__TO BE DONE__: Scan the data below. Pull out each line where "diagram" occurs.

__RECORDS PROVIDED__:
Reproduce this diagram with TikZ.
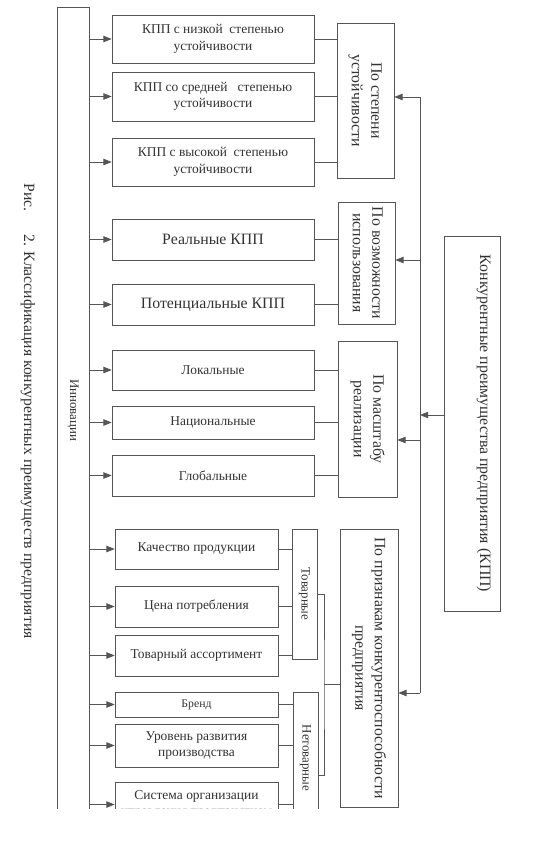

...

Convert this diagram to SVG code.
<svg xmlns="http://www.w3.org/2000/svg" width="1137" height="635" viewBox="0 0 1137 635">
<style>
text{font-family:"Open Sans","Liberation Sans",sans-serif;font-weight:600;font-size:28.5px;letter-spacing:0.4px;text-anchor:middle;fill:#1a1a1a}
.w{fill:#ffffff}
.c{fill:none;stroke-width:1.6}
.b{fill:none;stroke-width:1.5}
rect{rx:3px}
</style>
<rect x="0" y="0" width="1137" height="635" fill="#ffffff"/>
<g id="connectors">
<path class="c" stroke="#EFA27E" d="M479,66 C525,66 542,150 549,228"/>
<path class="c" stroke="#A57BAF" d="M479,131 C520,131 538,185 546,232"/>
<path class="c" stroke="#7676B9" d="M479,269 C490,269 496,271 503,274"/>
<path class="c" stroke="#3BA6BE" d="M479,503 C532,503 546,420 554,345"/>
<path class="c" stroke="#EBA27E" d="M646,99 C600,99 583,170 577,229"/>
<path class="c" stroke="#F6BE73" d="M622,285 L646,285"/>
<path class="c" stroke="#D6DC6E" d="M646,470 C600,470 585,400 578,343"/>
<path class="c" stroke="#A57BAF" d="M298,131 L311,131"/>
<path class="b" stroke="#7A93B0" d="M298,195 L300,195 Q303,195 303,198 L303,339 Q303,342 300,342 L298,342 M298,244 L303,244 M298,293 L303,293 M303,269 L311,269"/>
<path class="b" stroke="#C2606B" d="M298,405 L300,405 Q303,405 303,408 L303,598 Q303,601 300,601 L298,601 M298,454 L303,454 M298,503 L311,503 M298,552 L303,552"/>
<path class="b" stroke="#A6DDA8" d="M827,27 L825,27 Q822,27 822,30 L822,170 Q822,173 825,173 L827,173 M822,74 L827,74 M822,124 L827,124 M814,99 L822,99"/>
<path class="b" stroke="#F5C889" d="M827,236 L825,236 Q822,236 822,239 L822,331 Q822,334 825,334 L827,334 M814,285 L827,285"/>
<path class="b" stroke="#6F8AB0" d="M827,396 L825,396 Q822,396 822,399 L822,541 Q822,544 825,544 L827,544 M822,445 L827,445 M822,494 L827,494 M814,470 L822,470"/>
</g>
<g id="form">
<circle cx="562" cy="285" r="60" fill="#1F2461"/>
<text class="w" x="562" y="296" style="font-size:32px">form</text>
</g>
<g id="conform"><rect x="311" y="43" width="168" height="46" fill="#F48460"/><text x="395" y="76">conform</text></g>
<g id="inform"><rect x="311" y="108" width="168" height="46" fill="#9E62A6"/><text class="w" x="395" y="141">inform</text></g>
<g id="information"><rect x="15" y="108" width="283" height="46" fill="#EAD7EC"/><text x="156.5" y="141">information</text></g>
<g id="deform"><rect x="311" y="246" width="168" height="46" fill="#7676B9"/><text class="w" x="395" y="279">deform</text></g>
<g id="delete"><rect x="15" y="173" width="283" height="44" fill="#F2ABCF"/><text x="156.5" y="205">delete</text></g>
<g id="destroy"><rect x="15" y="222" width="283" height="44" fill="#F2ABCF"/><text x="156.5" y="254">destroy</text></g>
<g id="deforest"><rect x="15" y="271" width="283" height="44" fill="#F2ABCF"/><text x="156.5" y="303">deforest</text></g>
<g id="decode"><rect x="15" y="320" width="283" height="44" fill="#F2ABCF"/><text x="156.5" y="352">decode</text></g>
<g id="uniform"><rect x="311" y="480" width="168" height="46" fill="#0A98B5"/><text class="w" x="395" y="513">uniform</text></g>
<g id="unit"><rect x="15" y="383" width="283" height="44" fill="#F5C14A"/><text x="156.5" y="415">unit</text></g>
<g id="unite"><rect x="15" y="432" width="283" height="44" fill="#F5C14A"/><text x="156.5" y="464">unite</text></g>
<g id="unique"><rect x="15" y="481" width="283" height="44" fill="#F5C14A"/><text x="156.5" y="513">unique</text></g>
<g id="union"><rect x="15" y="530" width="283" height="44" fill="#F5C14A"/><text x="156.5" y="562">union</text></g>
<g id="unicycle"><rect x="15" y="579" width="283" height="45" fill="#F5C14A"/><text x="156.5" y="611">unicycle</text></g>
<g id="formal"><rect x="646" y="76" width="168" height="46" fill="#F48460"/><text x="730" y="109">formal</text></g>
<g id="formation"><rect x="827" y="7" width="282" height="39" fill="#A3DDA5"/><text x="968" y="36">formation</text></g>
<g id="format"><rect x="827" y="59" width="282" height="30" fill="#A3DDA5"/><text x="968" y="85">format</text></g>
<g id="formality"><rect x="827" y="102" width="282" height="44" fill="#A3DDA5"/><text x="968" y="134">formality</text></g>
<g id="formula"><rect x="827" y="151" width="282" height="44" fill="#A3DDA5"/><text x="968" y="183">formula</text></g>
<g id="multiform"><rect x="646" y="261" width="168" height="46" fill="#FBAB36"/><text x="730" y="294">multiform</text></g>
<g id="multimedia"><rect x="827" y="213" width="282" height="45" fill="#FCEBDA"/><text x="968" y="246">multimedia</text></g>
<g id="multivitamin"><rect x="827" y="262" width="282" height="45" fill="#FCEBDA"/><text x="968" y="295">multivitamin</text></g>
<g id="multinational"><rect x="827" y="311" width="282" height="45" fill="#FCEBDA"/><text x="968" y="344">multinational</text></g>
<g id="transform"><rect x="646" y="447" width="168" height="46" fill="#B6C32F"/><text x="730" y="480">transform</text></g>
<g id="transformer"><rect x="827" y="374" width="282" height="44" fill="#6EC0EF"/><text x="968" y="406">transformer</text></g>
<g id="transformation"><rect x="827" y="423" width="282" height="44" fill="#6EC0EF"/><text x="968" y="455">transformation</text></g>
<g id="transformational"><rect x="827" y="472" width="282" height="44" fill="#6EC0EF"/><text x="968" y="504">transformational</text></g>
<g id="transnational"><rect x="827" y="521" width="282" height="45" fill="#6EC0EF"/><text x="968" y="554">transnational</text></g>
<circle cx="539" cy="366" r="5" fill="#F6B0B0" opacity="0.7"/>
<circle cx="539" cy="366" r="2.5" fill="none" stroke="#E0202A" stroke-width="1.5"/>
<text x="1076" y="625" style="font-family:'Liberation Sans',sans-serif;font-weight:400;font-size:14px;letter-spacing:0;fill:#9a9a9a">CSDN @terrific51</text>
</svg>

__COMPLETED TASK__:
Reproduce this diagram with TikZ.
Convert this diagram to SVG code.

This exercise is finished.